How would you describe your approach to acting?
Since 2008, I have continued to study and work between Florence and Rome, driven by what I perceive as an inner fire, a great tangle of emotions that I seek to understand and give back through my characters.
For me, acting is a vital act: a hymn to life, a way to be useful, to place myself at the service of the audience, to explore the human being between light and shadow.

What does cinema represent for you?
Cinema is pure magic: living many lives in one, crossing stories, eras, and identities, immersed in a sea of shared emotions.
Your name and identity are deeply connected to cinema history. Can you tell us more about that?
On the back of my neck, hidden beneath my hair, I have my name tattooed in English: Scarlett. Before I was born, my mother said, “I will have a daughter, she will have red hair, and I will call her Rossella,” inspired by Scarlett O’Hara from Via col vento and by the legendary actress Vivien Leigh.

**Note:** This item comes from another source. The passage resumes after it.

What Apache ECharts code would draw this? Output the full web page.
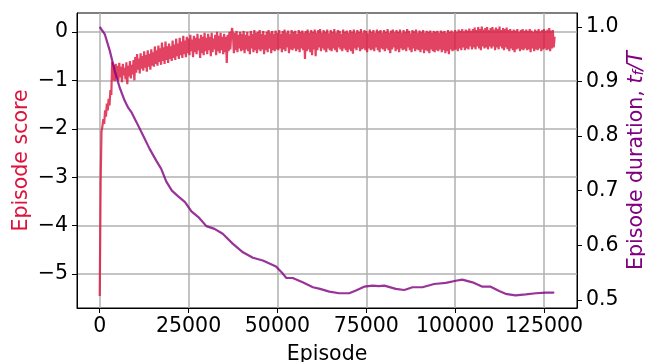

Do you also explore comedy in your work?
My work is rooted in listening and emotional truth, but I also love exploring the comic register, a territory I find extremely complex and stimulating. I believe that comedy, when sincere, is one of the deepest and most powerful ways of portraying the human experience.
Over time, I have received very positive feedback precisely for my ability to combine intensity and lightness, moving seamlessly from drama to irony.

What other artistic disciplines are part of your journey today?
My work also includes singing and dancing, disciplines I consider an integral part of emotional expression. I am currently completing a master’s degree in dubbing at the CSC in Rome. I enjoy improving, learning, and continuously adding new skills.